[START]

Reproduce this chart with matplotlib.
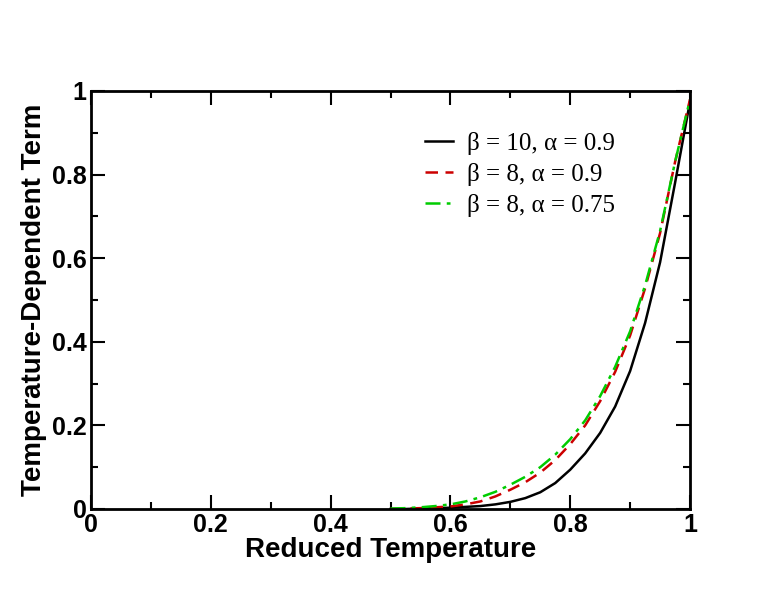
import matplotlib
matplotlib.use("Agg")
import matplotlib.pyplot as plt
from matplotlib.ticker import MultipleLocator

# values
reduced_t = [0.500, 0.525, 0.550, 0.575, 0.600, 0.625, 0.650, 0.675, 0.700,
             0.725, 0.750, 0.775, 0.800, 0.825, 0.850, 0.875, 0.900, 0.925,
             0.950, 0.975, 1.000]
beta10_a09 = [0.000, 0.000, 0.001, 0.002, 0.003, 0.005, 0.007, 0.011, 0.017,
              0.026, 0.040, 0.062, 0.094, 0.133, 0.182, 0.245, 0.330, 0.445,
              0.590, 0.780, 0.975]
beta8_a09 = [0.000, 0.001, 0.002, 0.004, 0.006, 0.011, 0.018, 0.030, 0.046,
             0.064, 0.087, 0.117, 0.155, 0.200, 0.258, 0.328, 0.415, 0.528,
             0.660, 0.830, 0.980]
beta8_a075 = [0.001, 0.002, 0.004, 0.007, 0.011, 0.018, 0.028, 0.041, 0.058,
              0.077, 0.100, 0.130, 0.167, 0.212, 0.270, 0.340, 0.425, 0.535,
              0.665, 0.830, 0.980]
series_labels = ["\u03b2 = 10, \u03b1 = 0.9", "\u03b2 = 8, \u03b1 = 0.9",
                 "\u03b2 = 8, \u03b1 = 0.75"]

fig = plt.figure(figsize=(7.76, 6.0), dpi=100)
ax = fig.add_axes([0.1173, 0.1517, 0.7719, 0.6967])

ax.plot(reduced_t, beta10_a09, color="black", lw=1.8, ls="-", label=series_labels[0])
ax.plot(reduced_t, beta8_a09, color="#cc0000", lw=1.8, ls=(0, (5, 3)), label=series_labels[1])
ax.plot(reduced_t, beta8_a075, color="#00cc00", lw=1.8, ls=(0, (6, 2.5, 1.5, 2.5)),
        label=series_labels[2])

ax.set_xlim(0, 1)
ax.set_ylim(0, 1)
ax.xaxis.set_major_locator(MultipleLocator(0.2))
ax.xaxis.set_minor_locator(MultipleLocator(0.1))
ax.yaxis.set_major_locator(MultipleLocator(0.2))
ax.yaxis.set_minor_locator(MultipleLocator(0.1))


def fmt(v, pos):
    if abs(v) < 1e-9:
        return "0"
    if abs(v - 1) < 1e-9:
        return "1"
    return f"{v:.1f}"


ax.xaxis.set_major_formatter(fmt)
ax.yaxis.set_major_formatter(fmt)

ax.tick_params(which="both", direction="in", top=True, right=True, width=1.5)
ax.tick_params(which="major", length=10, labelsize=18, pad=3)
ax.tick_params(which="minor", length=5)
for lbl in ax.get_xticklabels() + ax.get_yticklabels():
    lbl.set_fontweight("bold")
    lbl.set_family("Liberation Sans")
for sp in ax.spines.values():
    sp.set_linewidth(2)

ax.set_xlabel("Reduced Temperature", fontsize=20, fontweight="bold",
              family="Liberation Sans", labelpad=0)
ax.set_ylabel("Temperature-Dependent Term", fontsize=20, fontweight="bold",
              family="Liberation Sans", labelpad=4)

ax.legend(loc="upper left", bbox_to_anchor=(0.558, 0.903), frameon=False,
          prop={"family": "Liberation Serif", "size": 18},
          borderpad=0, borderaxespad=0,
          handlelength=1.1, handletextpad=0.55, labelspacing=0.32)

fig.savefig("out.png", dpi=100)
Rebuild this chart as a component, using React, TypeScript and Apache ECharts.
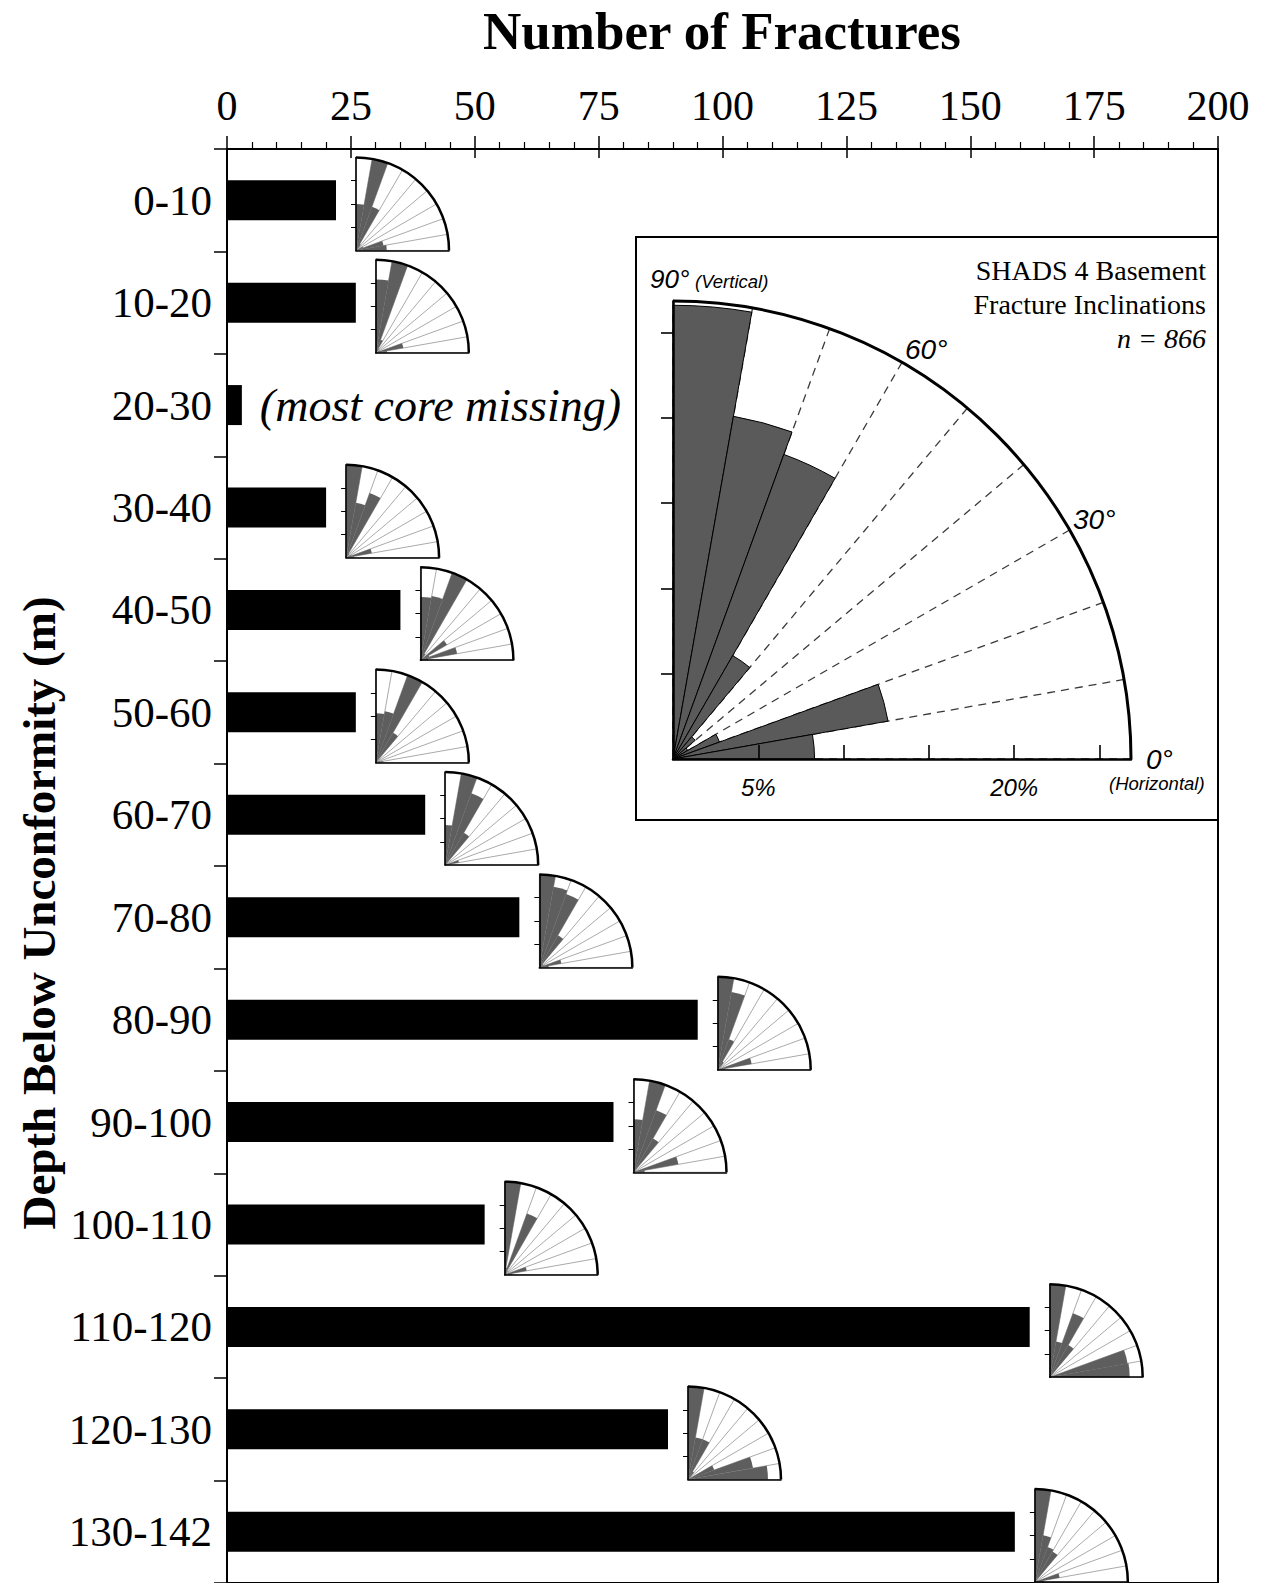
import React, { useEffect, useRef } from 'react';
import * as echarts from 'echarts';

const SERIF = '"Liberation Serif", "Times New Roman", serif';
const SANS = '"Liberation Sans", Arial, sans-serif';

// Fractures counted in each depth interval below the unconformity (m)
const depthIntervals = ['0-10', '10-20', '20-30', '30-40', '40-50', '50-60', '60-70', '70-80', '80-90', '90-100', '100-110', '110-120', '120-130', '130-142'];
const fractureCounts = [22, 26, 3, 20, 35, 26, 40, 59, 95, 78, 52, 162, 89, 159];
const countMax = 200;
const countStep = 25;
const coreNote = '(most core missing)';

// Inclination bins (degrees from horizontal)
const inclinationBins = ['0-10', '10-20', '20-30', '30-40', '40-50', '50-60', '60-70', '70-80', '80-90'];
// Whole core: percentage of fractures in each inclination bin
const allInclinationPct = [8.3, 12.8, 2.9, 1.0, 1.7, 7.0, 19.0, 20.4, 26.6];
const allInclinationMax = 26.85;
const pctTicks = [5, 10, 15, 20, 25];
const pctLabelled = [5, 20];

// Per-interval roses: bin length relative to each rose's radius (%)
const rose0to10 = [33, 30, 8, 0, 0, 8, 50, 100, 50];
const rose10to20 = [12, 30, 5, 0, 0, 5, 15, 100, 79];
const rose30to40 = [8, 28, 6, 0, 0, 5, 74, 60, 100];
const rose40to50 = [8, 40, 10, 33, 0, 8, 100, 70, 68];
const rose50to60 = [8, 5, 3, 0, 0, 37, 100, 56, 53];
const rose60to70 = [5, 15, 3, 0, 0, 40, 82, 100, 43];
const rose70to80 = [10, 24, 5, 0, 5, 40, 84, 88, 100];
const rose80to90 = [8, 37, 3, 0, 0, 10, 35, 85, 100];
const rose90to100 = [12, 49, 3, 0, 0, 42, 71, 100, 57];
const rose100to110 = [8, 24, 3, 0, 0, 5, 70, 8, 100];
const rose110to120 = [86, 85, 3, 0, 0, 40, 73, 39, 100];
const rose120to130 = [86, 71, 30, 0, 0, 10, 46, 46, 100];
const rose130to142 = [10, 27, 3, 0, 0, 38, 40, 51, 100];
const roseTicks = [25, 50, 75];

const intervalRoses: [string, number[]][] = [
  ['0-10', rose0to10],
  ['10-20', rose10to20],
  ['30-40', rose30to40],
  ['40-50', rose40to50],
  ['50-60', rose50to60],
  ['60-70', rose60to70],
  ['70-80', rose70to80],
  ['80-90', rose80to90],
  ['90-100', rose90to100],
  ['100-110', rose100to110],
  ['110-120', rose110to120],
  ['120-130', rose120to130],
  ['130-142', rose130to142],
];

const GRID = { left: 227, top: 149, width: 991, height: 1435 };
const INSET = { x: 636, y: 237, w: 582, h: 583, cx: 673, cy: 759, r: 458 };
const SMALL_R = 93;
const ROSE_GAP = 20;

function insetText(text: string, dx: number, dy: number, size: number, extra: any = {}) {
  return {
    type: 'text',
    x: INSET.cx + dx,
    y: INSET.cy + dy,
    z: 5,
    style: { text, fontFamily: SANS, fontStyle: 'italic', fontSize: size, fill: '#000', align: 'left', verticalAlign: 'middle', ...extra },
  };
}

function buildBaseOption(): any {
  const missingIdx = depthIntervals.indexOf('20-30');
  const barData = fractureCounts.map((v, i) =>
    i === missingIdx
      ? {
          value: v,
          label: {
            show: true,
            position: 'right',
            distance: 18,
            formatter: coreNote,
            fontFamily: SERIF,
            fontStyle: 'italic',
            fontSize: 46,
            color: '#000',
          },
        }
      : v
  );

  return {
    animation: false,
    backgroundColor: '#ffffff',
    grid: [
      { ...GRID, show: true, borderColor: '#000', borderWidth: 2, backgroundColor: 'transparent' },
      { ...GRID, show: false },
    ],
    xAxis: [
      {
        type: 'value',
        gridIndex: 0,
        position: 'top',
        min: 0,
        max: countMax,
        interval: countStep,
        axisLine: { show: true, lineStyle: { color: '#000', width: 2 } },
        axisTick: { show: true, length: 13, lineStyle: { color: '#000', width: 1.5 } },
        minorTick: { show: true, splitNumber: 5, length: 7, lineStyle: { color: '#000', width: 1.2 } },
        axisLabel: { fontFamily: SERIF, fontSize: 42, color: '#000', margin: 22 },
        splitLine: { show: false },
      },
      {
        type: 'value',
        gridIndex: 1,
        position: 'top',
        min: 0,
        max: countMax,
        interval: countStep,
        axisLine: { show: false },
        axisTick: { show: true, inside: true, length: 9, lineStyle: { color: '#000', width: 1.5 } },
        axisLabel: { show: false },
        splitLine: { show: false },
      },
    ],
    yAxis: [
      {
        type: 'category',
        gridIndex: 0,
        data: depthIntervals,
        inverse: true,
        axisLine: { show: true, lineStyle: { color: '#000', width: 2 } },
        axisTick: { show: true, length: 13, lineStyle: { color: '#000', width: 1.5 } },
        axisLabel: { fontFamily: SERIF, fontSize: 43, color: '#000', margin: 15 },
        splitLine: { show: false },
      },
      { type: 'category', gridIndex: 1, data: depthIntervals, inverse: true, show: false },
    ],
    series: [
      {
        id: 'counts',
        type: 'bar',
        xAxisIndex: 0,
        yAxisIndex: 0,
        data: barData,
        barWidth: 40,
        itemStyle: { color: '#000' },
        silent: true,
        z: 2,
      },
    ],
    graphic: [
      {
        type: 'text',
        x: 722,
        y: 31,
        style: {
          text: 'Number of Fractures',
          fontFamily: SERIF,
          fontWeight: 'bold',
          fontSize: 53,
          fill: '#000',
          align: 'center',
          verticalAlign: 'middle',
        },
      },
      {
        type: 'text',
        x: 39,
        y: 913,
        rotation: Math.PI / 2,
        style: {
          text: 'Depth Below Unconformity (m)',
          fontFamily: SERIF,
          fontWeight: 'bold',
          fontSize: 47,
          fill: '#000',
          align: 'center',
          verticalAlign: 'middle',
        },
      },
      {
        // inset frame (outline only, so the rose spokes underneath stay visible)
        type: 'rect',
        shape: { x: INSET.x, y: INSET.y, width: INSET.w, height: INSET.h },
        style: { fill: 'transparent', stroke: '#000', lineWidth: 2 },
        z: 1,
      },
      {
        type: 'text',
        x: 1206,
        y: 270,
        z: 5,
        style: { text: 'SHADS 4 Basement', fontFamily: SERIF, fontSize: 28, fill: '#000', align: 'right', verticalAlign: 'middle' },
      },
      {
        type: 'text',
        x: 1206,
        y: 304,
        z: 5,
        style: { text: 'Fracture Inclinations', fontFamily: SERIF, fontSize: 28, fill: '#000', align: 'right', verticalAlign: 'middle' },
      },
      {
        type: 'text',
        x: 1206,
        y: 338,
        z: 5,
        style: { text: 'n = 866', fontFamily: SERIF, fontStyle: 'italic', fontSize: 28, fill: '#000', align: 'right', verticalAlign: 'middle' },
      },
      insetText('90°', -23, -480, 26),
      insetText('(Vertical)', 22, -478, 18.5),
      insetText('60°', 232, -410, 28),
      insetText('30°', 400, -240, 28),
      insetText('0°', 473, 0, 28),
      insetText('(Horizontal)', 436, 24, 18.5),
    ],
  };
}

type RoseStyle = {
  max: number;
  fill: string;
  border: string;
  borderWidth: number;
  spoke: any;
  arcWidth: number;
  edgeWidth: number;
  leftTick: any;
  bottomTick: any;
  bottomLabel: any;
};

function addRose(
  acc: { polar: any[]; angleAxis: any[]; radiusAxis: any[]; series: any[] },
  cx: number,
  cy: number,
  r: number,
  values: number[],
  st: RoseStyle
) {
  const a = acc.polar.length;
  const b = a + 1;
  acc.polar.push({ center: [cx, cy], radius: [0, r] }, { center: [cx, cy], radius: [0, r] });

  // polar a: sectors, 90° at the left edge sweeping clockwise to 0°
  acc.angleAxis.push({
    polarIndex: a,
    type: 'category',
    data: inclinationBins.slice().reverse(),
    startAngle: 90,
    endAngle: 0,
    clockwise: true,
    boundaryGap: true,
    axisLine: { show: false },
    axisTick: { show: false, interval: 0 },
    axisLabel: { show: false, interval: 0 },
    splitLine: { show: true, interval: 0, lineStyle: st.spoke },
    z: 1,
  });
  acc.radiusAxis.push({
    polarIndex: a,
    type: 'value',
    min: 0,
    max: st.max,
    axisLine: { show: true, lineStyle: { color: '#000', width: st.edgeWidth } },
    axisTick: st.leftTick,
    axisLabel: { show: false },
    splitLine: { show: false },
    z: 3,
  });

  // polar b: outer arc and horizontal edge
  acc.angleAxis.push({
    polarIndex: b,
    type: 'value',
    min: 0,
    max: 90,
    startAngle: 0,
    endAngle: 90,
    clockwise: false,
    axisLine: { show: true, lineStyle: { color: '#000', width: st.arcWidth } },
    axisTick: { show: false },
    axisLabel: { show: false },
    splitLine: { show: false },
    z: 3,
  });
  acc.radiusAxis.push({
    polarIndex: b,
    type: 'value',
    min: 0,
    max: st.max,
    axisLine: { show: true, lineStyle: { color: '#000', width: st.edgeWidth } },
    axisTick: st.bottomTick,
    axisLabel: st.bottomLabel,
    splitLine: { show: false },
    z: 3,
  });

  acc.series.push({
    type: 'bar',
    coordinateSystem: 'polar',
    polarIndex: a,
    data: values.slice().reverse(),
    barCategoryGap: '0%',
    barGap: '0%',
    itemStyle: { color: st.fill, borderColor: st.border, borderWidth: st.borderWidth },
    silent: true,
    z: 2,
  });
}

export default function App() {
  const ref = useRef<HTMLDivElement>(null);

  useEffect(() => {
    document.body.style.margin = '0';
    const chart = echarts.init(ref.current!, null, { renderer: 'svg' });
    const base = buildBaseOption();
    chart.setOption(base);

    const y0 = chart.convertToPixel({ yAxisIndex: 0 }, depthIntervals[0]) as number;
    const y1 = chart.convertToPixel({ yAxisIndex: 0 }, depthIntervals[1]) as number;
    const band = y1 - y0;

    const acc = { polar: [] as any[], angleAxis: [] as any[], radiusAxis: [] as any[], series: [] as any[] };

    // Whole-core inset rose
    addRose(acc, INSET.cx, INSET.cy, INSET.r, allInclinationPct, {
      max: allInclinationMax,
      fill: '#5a5a5a',
      border: '#000',
      borderWidth: 1,
      spoke: { color: '#3a3a3a', width: 1.3, type: [8, 6] },
      arcWidth: 3,
      edgeWidth: 2.5,
      leftTick: { show: true, length: 12, customValues: pctTicks, lineStyle: { color: '#000', width: 1.6 } },
      bottomTick: { show: true, inside: true, length: 14, customValues: pctTicks, lineStyle: { color: '#000', width: 1.6 } },
      bottomLabel: {
        show: true,
        customValues: pctLabelled,
        formatter: (v: number) => (pctLabelled.indexOf(v) >= 0 ? v + '%' : ''),
        fontFamily: SANS,
        fontStyle: 'italic',
        fontSize: 24,
        color: '#000',
        verticalAlign: 'top',
        margin: -16,
      },
    });

    // One rose beside each depth interval's bar
    intervalRoses.forEach(([depth, values]) => {
      const idx = depthIntervals.indexOf(depth);
      const xEnd = chart.convertToPixel({ xAxisIndex: 0 }, fractureCounts[idx]) as number;
      const yc = chart.convertToPixel({ yAxisIndex: 0 }, depth) as number;
      addRose(acc, xEnd + ROSE_GAP, yc + band / 2 - 1, SMALL_R, values, {
        max: 100,
        fill: '#5e5e5e',
        border: 'transparent',
        borderWidth: 0,
        spoke: { color: '#a0a0a0', width: 0.9 },
        arcWidth: 2.5,
        edgeWidth: 1.6,
        leftTick: { show: true, inside: true, length: 5, customValues: roseTicks, lineStyle: { color: '#000', width: 1 } },
        bottomTick: { show: false },
        bottomLabel: { show: false },
      });
    });

    chart.setOption({
      polar: acc.polar,
      angleAxis: acc.angleAxis,
      radiusAxis: acc.radiusAxis,
      series: [base.series[0], ...acc.series],
    });

    return () => chart.dispose();
  }, []);

  return <div ref={ref} style={{ position: 'absolute', left: 0, top: 0, width: 1262, height: 1583 }} />;
}
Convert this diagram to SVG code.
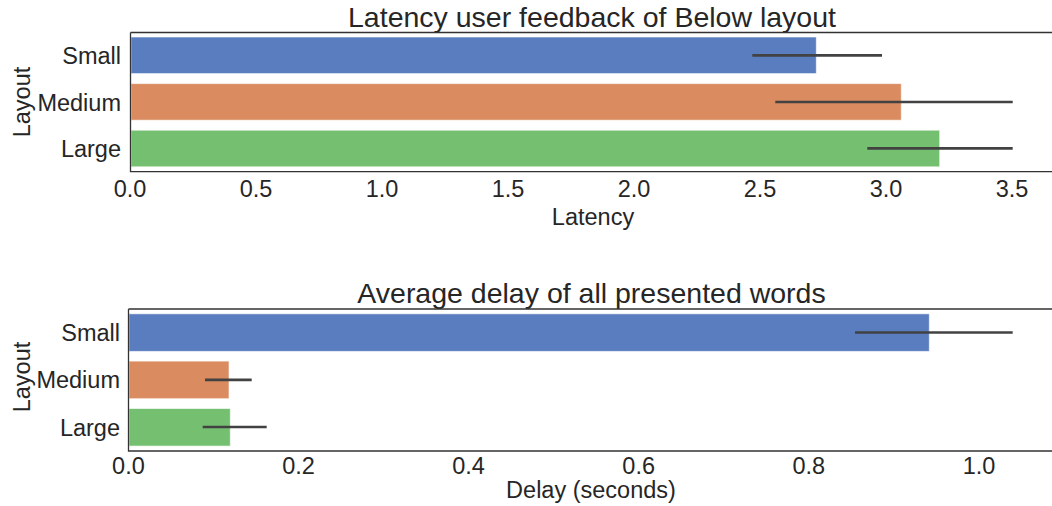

[END]

§ AIM: Write out, word for word, the lines from the start of the data through the one holding "from matplotlib.ticker import MultipleLocator". Omit pictures.

§ RESPONSE:
Reproduce this chart with matplotlib.
import matplotlib
matplotlib.use("Agg")
import matplotlib.pyplot as plt
from matplotlib.ticker import MultipleLocator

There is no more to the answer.